Goal: Please, without the pictures, retype exactly the lines from the start of the material through the line that holds "ax.add_patch(plt.Rectangle((5, 9), W".

_ _ _ _ _ _ _

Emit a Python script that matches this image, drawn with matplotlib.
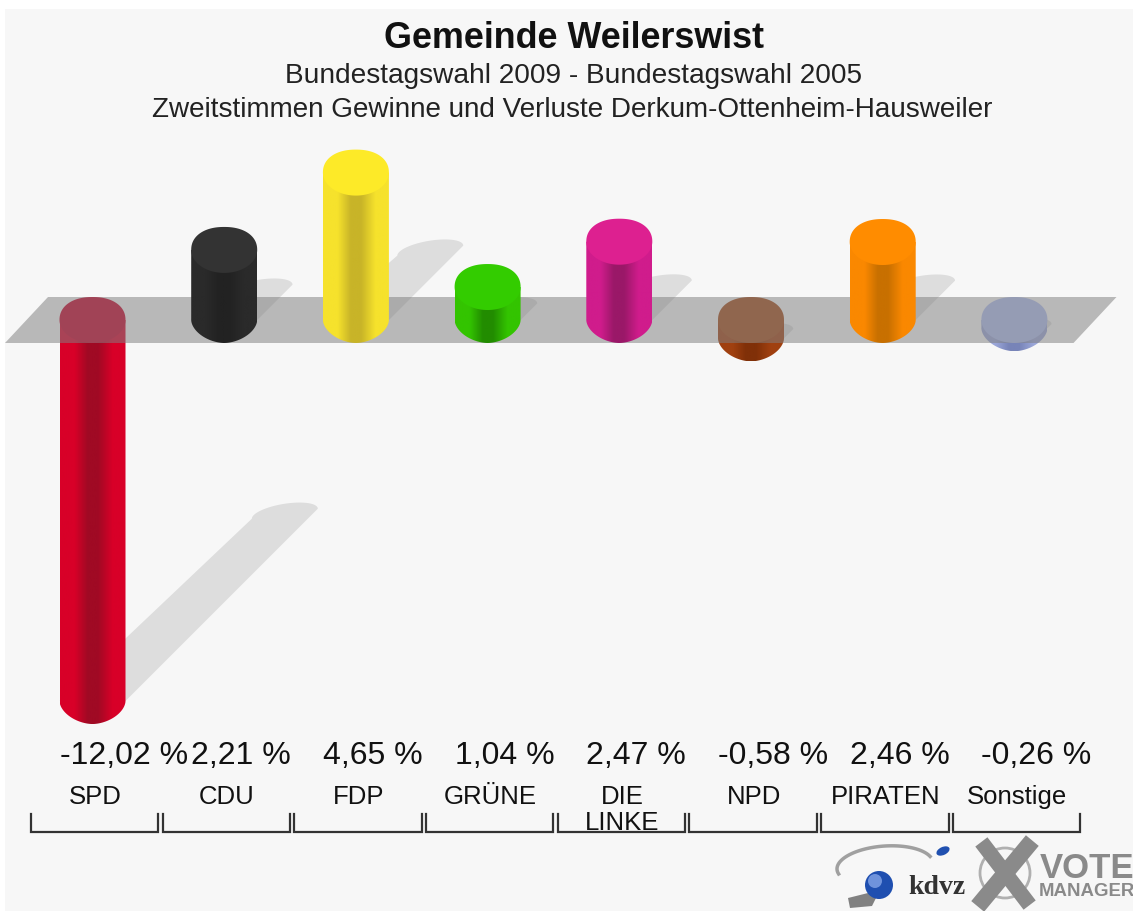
import matplotlib
matplotlib.use("Agg")
import matplotlib.pyplot as plt
import numpy as np
from matplotlib.patches import Polygon, Circle, Ellipse
from matplotlib.colors import LinearSegmentedColormap
from matplotlib.transforms import Affine2D

parties = ["SPD", "CDU", "FDP", "GRÜNE", "DIE\nLINKE", "NPD", "PIRATEN", "Sonstige"]
changes = [-12.02, 2.21, 4.65, 1.04, 2.47, -0.58, 2.46, -0.26]
change_labels = ["-12,02 %", "2,21 %", "4,65 %", "1,04 %", "2,47 %", "-0,58 %", "2,46 %", "-0,26 %"]
cap_colors = ["#c80028", "#333333", "#fdea28", "#33cc00", "#dd2090", "#a44a18", "#ff8c00", "#aebcf0"]
edge_colors = ["#d80028", "#2a2a2a", "#f6e22c", "#33c400", "#d01c8c", "#a04010", "#fa8800", "#9aa6d8"]
dark_colors = ["#a00a24", "#222222", "#c8b428", "#228c00", "#9a1868", "#803008", "#c87000", "#7884b8"]

W, H = 1133, 911
PX_PER_CAT = 131.7
PX_PER_PCT = 31.7
X0, Y0 = 92.5, 320
HALF_W = 33 / PX_PER_CAT
HALF_H = 23 / PX_PER_PCT
BG = "#f7f7f7"

plt.rcParams["font.family"] = ["Liberation Sans", "DejaVu Sans"]

fig = plt.figure(figsize=(W / 100, H / 100), dpi=100, facecolor="white")
ax = fig.add_axes([0, 0, 1, 1])
ax.set_xlim(-X0 / PX_PER_CAT, (W - X0) / PX_PER_CAT)
ax.set_ylim((Y0 - H) / PX_PER_PCT, Y0 / PX_PER_PCT)
ax.axis("off")
# pixel coords for text and the logo
px = Affine2D().scale(1 / W, -1 / H).translate(0, 1) + fig.transFigure

ax.add_patch(plt.Rectangle((5, 9), W - 5, H - 9, transform=px, fc=BG, ec="none", zorder=0))


def arc(cx, cy, a, b, n=2.0, hw=HALF_W, hh=HALF_H):
    # superellipse piece, n=2 is a plain ellipse
    t = np.radians(np.linspace(a, b, 60))
    c, s = np.cos(t), np.sin(t)
    return np.column_stack([cx + hw * np.sign(c) * np.abs(c) ** (2 / n),
                            cy + hh * np.sign(s) * np.abs(s) ** (2 / n)])


def draw_bar(i, v, z):
    top = max(v, 0)
    bottom = min(v, 0)
    body = np.vstack([arc(i, bottom, 180, 360, 1.8), [[i + HALF_W, top], [i - HALF_W, top]]])
    cmap = LinearSegmentedColormap.from_list("b", [(0, edge_colors[i]), (0.22, edge_colors[i]), (0.42, dark_colors[i]),
                                                   (0.58, dark_colors[i]), (0.8, edge_colors[i]), (1, edge_colors[i])])
    im = ax.imshow(np.linspace(0, 1, 128).reshape(1, -1), cmap=cmap, aspect="auto", zorder=z,
                   extent=(i - HALF_W, i + HALF_W, bottom - HALF_H, top))
    patch = Polygon(body, closed=True, fc="none", ec="none", transform=ax.transData, zorder=z)
    ax.add_patch(patch)
    im.set_clip_path(patch)
    cap = np.vstack([arc(i, top, 0, 180, 2.2), arc(i, top, 180, 360, 2.0)])
    ax.add_patch(Polygon(cap, closed=True, fc=cap_colors[i], ec="none", zorder=z + 0.1))


def draw_shadow(i, v):
    # falls up and to the right, from the far end of the bar
    base = min(v, 0)
    dx = 16 * abs(v) / PX_PER_CAT
    dy = 16 * abs(v) / PX_PER_PCT
    t = np.radians(np.linspace(0, 180, 40))
    tip = np.column_stack([i + dx + HALF_W * np.cos(t),
                           base + dy + (10 * np.sin(t) + 5 * (np.cos(t) - 1)) / PX_PER_PCT])
    pts = np.vstack([tip, [[i - HALF_W, base], [i + HALF_W, base]]])
    ax.add_patch(Polygon(pts, closed=True, fc="black", ec="none", alpha=0.1, zorder=1))


for i, v in enumerate(changes):
    draw_shadow(i, v)
    draw_bar(i, v, 2 if v < 0 else 4)

# floor band, lies over the negative bars
fl = (Y0 - 297) / PX_PER_PCT
ax.add_patch(Polygon([[-87.5 / PX_PER_CAT, -fl], [-44.5 / PX_PER_CAT, fl],
                      [1024 / PX_PER_CAT, fl], [981 / PX_PER_CAT, -fl]],
                     closed=True, fc="#808080", ec="none", alpha=0.53, zorder=3))

# titles
ax.text(574, 38, "Gemeinde Weilerswist", transform=px, ha="center", va="center", fontsize=25.8, fontweight="bold", color="#111111")
ax.text(573.5, 76, "Bundestagswahl 2009 - Bundestagswahl 2005", transform=px, ha="center", va="center", fontsize=20.2, color="#222222")
ax.text(572.5, 110, "Zweitstimmen Gewinne und Verluste Derkum-Ottenheim-Hausweiler", transform=px, ha="center", va="center", fontsize=20.1, color="#222222")

# values, labels, brackets
for i, (name, lab) in enumerate(zip(parties, change_labels)):
    ax.text(i - HALF_W, -(756 - Y0) / PX_PER_PCT, lab, ha="left", va="center", fontsize=23, color="#111111", zorder=6)
    ax.text(i + 0.02, -(785 - Y0) / PX_PER_PCT, name, ha="center", va="top", fontsize=18.5, color="#111111",
            linespacing=1.08, zorder=6)
    xl, xr = i - 0.467, i + 0.5
    yt, yb = -(814 - Y0) / PX_PER_PCT, -(832 - Y0) / PX_PER_PCT
    ax.plot([xl, xl, xr, xr], [yt, yb, yb, yt], color="#333333", lw=1.6, zorder=5, solid_joinstyle="miter")

# logos
t = np.radians(np.linspace(20, 195, 60))
ax.plot(885 + 48 * np.cos(t), 866 - 20 * np.sin(t) - 0.06 * (48 * np.cos(t)), transform=px, color="#a0a0a0", lw=2.5, zorder=5)
ax.add_patch(Polygon([[848, 898], [880, 890], [872, 906], [850, 908]], transform=px, fc="#333333", ec="none", alpha=0.6, zorder=5))
ax.add_patch(Circle((879, 885), 14, transform=px, fc="#1f4fb0", ec="none", zorder=6))
ax.add_patch(Circle((875, 881), 7, transform=px, fc="#6f93dc", ec="none", zorder=6))
ax.add_patch(Ellipse((943, 851), 14, 8, angle=-25, transform=px, fc="#2050b0", ec="none", zorder=6))
ax.text(937, 888, "kdvz", transform=px, ha="center", va="center", fontsize=20, fontweight="bold", family="Liberation Serif", color="#333333", zorder=6)
ax.add_patch(Circle((1005, 873), 25, transform=px, fc="none", ec="#b0b0b0", lw=2, zorder=5))
ax.plot([986, 1025], [848, 899], transform=px, color="#8a8a8a", lw=11, zorder=6)
ax.plot([1027, 983], [847, 900], transform=px, color="#8a8a8a", lw=12, zorder=6)
ax.text(1087, 868, "VOTE", transform=px, ha="center", va="center", fontsize=25, fontweight="bold", color="#8a8a8a", zorder=6)
ax.text(1087, 891, "MANAGER", transform=px, ha="center", va="center", fontsize=13.4, fontweight="bold", color="#8a8a8a", zorder=6)

ax.set_xlim(-X0 / PX_PER_CAT, (W - X0) / PX_PER_CAT)
ax.set_ylim((Y0 - H) / PX_PER_PCT, Y0 / PX_PER_PCT)
fig.savefig("out.png", dpi=100)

_ _ _ _ _ _ _

Answer to this task:
Emit a Python script that matches this image, drawn with matplotlib.
import matplotlib
matplotlib.use("Agg")
import matplotlib.pyplot as plt
import numpy as np
from matplotlib.patches import Polygon, Circle, Ellipse
from matplotlib.colors import LinearSegmentedColormap
from matplotlib.transforms import Affine2D

parties = ["SPD", "CDU", "FDP", "GRÜNE", "DIE\nLINKE", "NPD", "PIRATEN", "Sonstige"]
changes = [-12.02, 2.21, 4.65, 1.04, 2.47, -0.58, 2.46, -0.26]
change_labels = ["-12,02 %", "2,21 %", "4,65 %", "1,04 %", "2,47 %", "-0,58 %", "2,46 %", "-0,26 %"]
cap_colors = ["#c80028", "#333333", "#fdea28", "#33cc00", "#dd2090", "#a44a18", "#ff8c00", "#aebcf0"]
edge_colors = ["#d80028", "#2a2a2a", "#f6e22c", "#33c400", "#d01c8c", "#a04010", "#fa8800", "#9aa6d8"]
dark_colors = ["#a00a24", "#222222", "#c8b428", "#228c00", "#9a1868", "#803008", "#c87000", "#7884b8"]

W, H = 1133, 911
PX_PER_CAT = 131.7
PX_PER_PCT = 31.7
X0, Y0 = 92.5, 320
HALF_W = 33 / PX_PER_CAT
HALF_H = 23 / PX_PER_PCT
BG = "#f7f7f7"

plt.rcParams["font.family"] = ["Liberation Sans", "DejaVu Sans"]

fig = plt.figure(figsize=(W / 100, H / 100), dpi=100, facecolor="white")
ax = fig.add_axes([0, 0, 1, 1])
ax.set_xlim(-X0 / PX_PER_CAT, (W - X0) / PX_PER_CAT)
ax.set_ylim((Y0 - H) / PX_PER_PCT, Y0 / PX_PER_PCT)
ax.axis("off")
# pixel coords for text and the logo
px = Affine2D().scale(1 / W, -1 / H).translate(0, 1) + fig.transFigure

ax.add_patch(plt.Rectangle((5, 9), W - 5, H - 9, transform=px, fc=BG, ec="none", zorder=0))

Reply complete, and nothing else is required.